On November 5, the lights went out on one of Kenya’s most renowned educationists after Everett Standa, a poet and former Kenyatta University vice-chancellor, breathed his last.
Prof Standa was diagnosed with prostate cancer in 2016 and was treated in India.
Three years later, he had a heart surgery and some few months later he developed a stroke with his family saying he had been on a wheelchair since then as health complications and age took a toll on him.
“He was a soft-spoken and intelligent man,” Geoffrey Monari, the CEO of the Universities Funding Board, says of the departed.
Prof Standa was once the CEO of the Commission for Higher Education (now Commission of University Education) and was also at one time the vice-chancellor of Kenyatta University.
He was recognised for the role he played in the expansion of Kenyan universities. “He oversaw the rapid growth of universities and enrolment of students. He contributed a lot to the quality assurance of universities,” Mr Monari added.
But to many, Prof Standa will be best remembered for his classic poetic hit, penned in 1967, I Speak for the Bush.
The poem demonstrates the humorous yet stinging style through which Prof Standa took on a number of societal issues.
“He will always be remembered for his poem, I Speak for the Bush which is studied by literature students in Kenya,” added Mr Monari.
The poem juxtaposes the worldviews of the persona who is from the bush, having stuck to conservative values, and his friend who has embraced liberal modernity that is amoral, individualistic, unjust, aloof and transactional.
His humour endeared him to students who would occasionally request him to recite poems, a request he gladly honoured.
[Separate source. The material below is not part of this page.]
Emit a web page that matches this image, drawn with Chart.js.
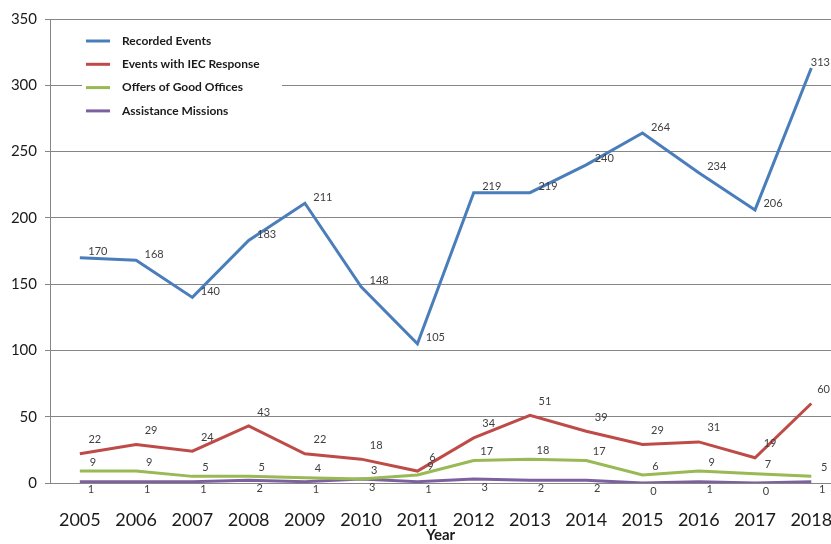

Prof Standa joined KU in 2003 from Moi University, becoming one of the pioneer VCs appointed by the late President Mwai Kibaki.
He was hired on a three-year term when most other VCs were being given five years.
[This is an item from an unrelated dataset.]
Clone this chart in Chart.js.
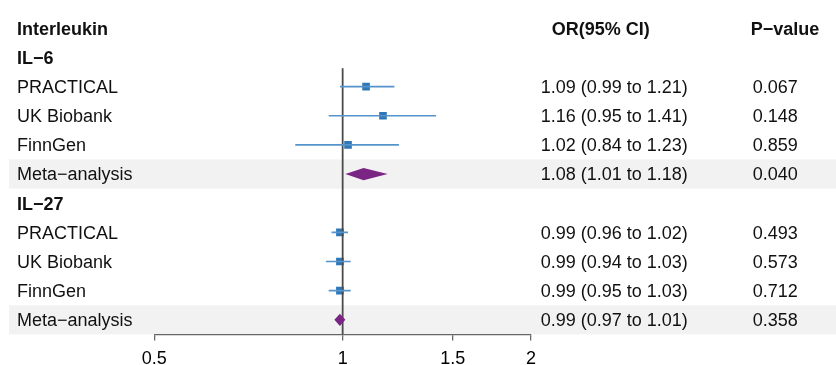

Prof Standa took over from George Eshiwani at a time when student demonstrations were at fever-pitch in the push to have Prof Eshiwani axed by the regime of the late Kibaki.
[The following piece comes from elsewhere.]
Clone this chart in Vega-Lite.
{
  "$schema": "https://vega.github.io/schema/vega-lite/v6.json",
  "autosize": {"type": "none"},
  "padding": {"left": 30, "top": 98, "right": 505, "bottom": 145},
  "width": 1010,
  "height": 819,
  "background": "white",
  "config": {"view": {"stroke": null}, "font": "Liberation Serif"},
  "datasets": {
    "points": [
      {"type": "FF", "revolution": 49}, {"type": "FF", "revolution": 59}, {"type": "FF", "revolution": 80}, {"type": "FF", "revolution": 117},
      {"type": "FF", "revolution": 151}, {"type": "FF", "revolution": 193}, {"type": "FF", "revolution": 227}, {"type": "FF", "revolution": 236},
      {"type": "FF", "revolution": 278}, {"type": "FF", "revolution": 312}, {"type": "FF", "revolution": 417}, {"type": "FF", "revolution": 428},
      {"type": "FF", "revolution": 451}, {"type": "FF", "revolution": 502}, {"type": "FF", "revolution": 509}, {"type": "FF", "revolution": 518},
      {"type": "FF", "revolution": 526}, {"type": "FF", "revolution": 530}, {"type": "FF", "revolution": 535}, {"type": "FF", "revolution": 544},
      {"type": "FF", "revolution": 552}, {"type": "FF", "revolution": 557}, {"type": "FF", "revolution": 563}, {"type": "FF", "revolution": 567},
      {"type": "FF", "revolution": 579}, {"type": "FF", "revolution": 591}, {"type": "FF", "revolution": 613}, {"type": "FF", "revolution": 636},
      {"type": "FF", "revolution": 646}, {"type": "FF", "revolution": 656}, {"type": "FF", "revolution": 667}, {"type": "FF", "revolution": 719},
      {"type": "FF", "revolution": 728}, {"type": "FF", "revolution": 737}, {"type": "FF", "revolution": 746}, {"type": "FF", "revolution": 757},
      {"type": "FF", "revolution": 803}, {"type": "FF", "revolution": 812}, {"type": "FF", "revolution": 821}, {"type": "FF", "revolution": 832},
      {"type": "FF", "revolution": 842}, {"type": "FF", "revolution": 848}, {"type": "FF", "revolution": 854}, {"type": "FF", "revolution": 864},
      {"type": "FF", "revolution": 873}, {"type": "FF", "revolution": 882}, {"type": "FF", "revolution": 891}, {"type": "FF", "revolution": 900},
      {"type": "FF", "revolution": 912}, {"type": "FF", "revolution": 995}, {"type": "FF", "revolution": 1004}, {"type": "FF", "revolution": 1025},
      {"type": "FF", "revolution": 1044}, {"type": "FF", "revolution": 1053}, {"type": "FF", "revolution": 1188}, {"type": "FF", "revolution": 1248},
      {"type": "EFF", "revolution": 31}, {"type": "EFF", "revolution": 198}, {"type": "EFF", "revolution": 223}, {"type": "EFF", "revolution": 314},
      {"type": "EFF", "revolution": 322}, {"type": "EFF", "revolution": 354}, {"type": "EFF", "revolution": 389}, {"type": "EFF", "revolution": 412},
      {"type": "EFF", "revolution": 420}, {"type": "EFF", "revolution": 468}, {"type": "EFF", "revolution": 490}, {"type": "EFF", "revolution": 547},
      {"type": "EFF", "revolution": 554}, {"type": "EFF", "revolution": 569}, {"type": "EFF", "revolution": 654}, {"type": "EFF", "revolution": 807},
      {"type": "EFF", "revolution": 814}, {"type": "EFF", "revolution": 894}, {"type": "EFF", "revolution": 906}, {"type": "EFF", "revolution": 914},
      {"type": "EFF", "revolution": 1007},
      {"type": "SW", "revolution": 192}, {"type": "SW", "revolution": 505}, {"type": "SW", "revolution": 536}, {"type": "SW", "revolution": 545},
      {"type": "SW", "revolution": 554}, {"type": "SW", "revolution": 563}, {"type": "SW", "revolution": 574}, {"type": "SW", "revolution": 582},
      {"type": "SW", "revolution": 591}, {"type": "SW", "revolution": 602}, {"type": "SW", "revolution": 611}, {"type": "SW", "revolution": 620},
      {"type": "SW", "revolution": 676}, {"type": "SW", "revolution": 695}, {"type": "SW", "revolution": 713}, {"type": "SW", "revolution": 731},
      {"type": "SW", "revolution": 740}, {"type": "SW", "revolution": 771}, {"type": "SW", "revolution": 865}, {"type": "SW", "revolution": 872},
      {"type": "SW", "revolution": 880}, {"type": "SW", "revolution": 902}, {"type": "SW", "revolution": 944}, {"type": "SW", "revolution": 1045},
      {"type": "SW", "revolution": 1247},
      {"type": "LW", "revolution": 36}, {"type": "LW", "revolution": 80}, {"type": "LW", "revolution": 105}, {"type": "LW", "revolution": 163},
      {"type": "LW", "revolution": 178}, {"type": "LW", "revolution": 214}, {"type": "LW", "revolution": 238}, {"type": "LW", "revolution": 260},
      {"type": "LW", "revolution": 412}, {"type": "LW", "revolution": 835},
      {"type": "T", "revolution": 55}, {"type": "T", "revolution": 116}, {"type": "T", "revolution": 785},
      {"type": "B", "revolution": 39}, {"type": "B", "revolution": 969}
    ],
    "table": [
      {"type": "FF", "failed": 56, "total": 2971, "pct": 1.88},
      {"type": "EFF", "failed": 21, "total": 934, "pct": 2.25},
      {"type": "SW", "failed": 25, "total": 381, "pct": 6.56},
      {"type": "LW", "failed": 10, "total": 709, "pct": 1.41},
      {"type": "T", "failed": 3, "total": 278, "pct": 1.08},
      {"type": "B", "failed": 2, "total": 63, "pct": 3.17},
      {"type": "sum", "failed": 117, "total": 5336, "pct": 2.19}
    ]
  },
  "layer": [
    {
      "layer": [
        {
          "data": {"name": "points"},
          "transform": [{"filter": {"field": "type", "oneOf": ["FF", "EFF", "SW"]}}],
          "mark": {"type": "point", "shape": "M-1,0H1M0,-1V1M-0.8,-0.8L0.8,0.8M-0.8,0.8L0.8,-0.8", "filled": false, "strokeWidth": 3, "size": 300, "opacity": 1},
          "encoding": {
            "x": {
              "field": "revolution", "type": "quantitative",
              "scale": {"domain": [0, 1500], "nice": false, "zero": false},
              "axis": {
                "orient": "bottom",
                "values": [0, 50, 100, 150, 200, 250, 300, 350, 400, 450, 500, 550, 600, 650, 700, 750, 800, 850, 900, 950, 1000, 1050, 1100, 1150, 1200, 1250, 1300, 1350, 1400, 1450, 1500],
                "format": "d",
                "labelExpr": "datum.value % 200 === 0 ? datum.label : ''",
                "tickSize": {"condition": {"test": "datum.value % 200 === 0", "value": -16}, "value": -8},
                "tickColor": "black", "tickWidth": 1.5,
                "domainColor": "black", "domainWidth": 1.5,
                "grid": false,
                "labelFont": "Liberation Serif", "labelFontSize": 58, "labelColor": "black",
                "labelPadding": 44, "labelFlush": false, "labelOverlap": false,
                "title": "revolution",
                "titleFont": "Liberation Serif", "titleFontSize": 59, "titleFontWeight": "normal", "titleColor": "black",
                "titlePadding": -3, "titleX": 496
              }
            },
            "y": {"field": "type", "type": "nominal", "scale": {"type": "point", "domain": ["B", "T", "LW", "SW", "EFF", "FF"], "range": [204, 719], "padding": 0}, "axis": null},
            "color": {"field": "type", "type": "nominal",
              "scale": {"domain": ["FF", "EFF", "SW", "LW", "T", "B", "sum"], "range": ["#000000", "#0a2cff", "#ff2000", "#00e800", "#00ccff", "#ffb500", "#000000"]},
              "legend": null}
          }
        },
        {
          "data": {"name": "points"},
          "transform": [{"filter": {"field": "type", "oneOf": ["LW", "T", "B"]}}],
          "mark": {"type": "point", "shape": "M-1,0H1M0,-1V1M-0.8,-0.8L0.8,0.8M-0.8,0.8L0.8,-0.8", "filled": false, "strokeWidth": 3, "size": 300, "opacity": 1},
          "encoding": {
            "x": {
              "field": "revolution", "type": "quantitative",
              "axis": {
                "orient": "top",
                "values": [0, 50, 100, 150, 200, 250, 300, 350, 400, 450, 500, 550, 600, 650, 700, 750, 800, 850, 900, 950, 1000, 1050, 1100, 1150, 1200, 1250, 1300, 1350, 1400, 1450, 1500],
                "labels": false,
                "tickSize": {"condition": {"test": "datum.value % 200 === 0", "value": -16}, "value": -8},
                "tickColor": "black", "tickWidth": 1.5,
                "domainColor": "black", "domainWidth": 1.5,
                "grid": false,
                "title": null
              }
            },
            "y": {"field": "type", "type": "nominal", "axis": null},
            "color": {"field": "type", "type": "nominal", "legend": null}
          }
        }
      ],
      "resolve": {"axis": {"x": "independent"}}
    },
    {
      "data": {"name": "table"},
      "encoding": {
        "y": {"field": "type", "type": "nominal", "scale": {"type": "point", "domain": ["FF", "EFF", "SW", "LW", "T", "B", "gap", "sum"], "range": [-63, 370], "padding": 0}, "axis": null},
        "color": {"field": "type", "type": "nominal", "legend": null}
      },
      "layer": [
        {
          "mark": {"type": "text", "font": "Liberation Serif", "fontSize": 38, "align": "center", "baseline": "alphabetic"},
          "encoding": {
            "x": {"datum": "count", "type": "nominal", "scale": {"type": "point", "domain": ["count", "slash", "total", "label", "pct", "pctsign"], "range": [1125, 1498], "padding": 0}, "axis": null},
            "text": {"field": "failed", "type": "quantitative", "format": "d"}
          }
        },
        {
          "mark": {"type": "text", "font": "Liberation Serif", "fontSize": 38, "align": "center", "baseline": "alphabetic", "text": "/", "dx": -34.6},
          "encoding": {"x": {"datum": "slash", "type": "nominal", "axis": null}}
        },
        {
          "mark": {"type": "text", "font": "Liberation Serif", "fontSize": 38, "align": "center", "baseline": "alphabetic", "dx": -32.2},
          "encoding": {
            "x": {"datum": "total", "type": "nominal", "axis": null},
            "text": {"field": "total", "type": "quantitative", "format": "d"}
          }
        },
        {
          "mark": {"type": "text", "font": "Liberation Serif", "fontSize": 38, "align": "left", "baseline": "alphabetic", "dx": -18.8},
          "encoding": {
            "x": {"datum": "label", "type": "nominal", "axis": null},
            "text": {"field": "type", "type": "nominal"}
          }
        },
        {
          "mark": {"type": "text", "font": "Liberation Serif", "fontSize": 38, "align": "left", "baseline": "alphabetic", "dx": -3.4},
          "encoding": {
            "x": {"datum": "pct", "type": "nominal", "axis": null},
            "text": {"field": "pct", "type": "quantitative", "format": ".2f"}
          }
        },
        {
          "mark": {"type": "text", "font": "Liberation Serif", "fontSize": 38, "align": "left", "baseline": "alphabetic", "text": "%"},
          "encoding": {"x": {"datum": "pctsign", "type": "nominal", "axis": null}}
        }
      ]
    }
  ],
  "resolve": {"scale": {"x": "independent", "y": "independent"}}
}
“He brought an air of friendliness to the running of the university. There were no more threats of sackings unlike when Eshiwani was in charge and staff used to avoid meeting him (Eshiwani) because he would always find some fault in you,” said a senior staffer who served under the three VCs.
Olive Mugenda succeeded him at KU when his contract ended.
He applied for the job again but came second to his then-deputy vice-chancellor (Finance, Planning and Development) Prof Mugenda.
Prof Mugenda had presented an ambitious strategic plan for the university, convincing the university council to hire her.
Prof Standa would later be tapped to head the CHE— the body overseeing universities and ensuring they uphold quality standards.
It was during his time at the helm of the CHE that the late President Mwai Kibaki gave charters to more universities and increased the number of constituent colleges of major universities in an effort to ease access to higher education for millions of young Kenyans.
Speaker of the National Assembly, Moses Wetang'ula, captured the contribution of Prof Standa in the education sector.
“Prof Standa exemplified an exceptional array of qualities and exhibited an acute acumen for educational administration. His legacy, a testament to unwavering values such as candour, sincerity, integrity, wholehearted dedication and a selfless commitment to the educational sector resonates deeply,” Mr Wetangula said.
Even after the interment of his remains in Mahanda Village, Prof Standa will remain immortalised in his evergreen poetry.
Written decades ago, A Pregnant School Girl, relates well with the current ‘sponsor’ culture that is so rampant in the country. The sad mood of the poem has engulfed the village he grew up in. The ‘bush’ has lost its most vocal son.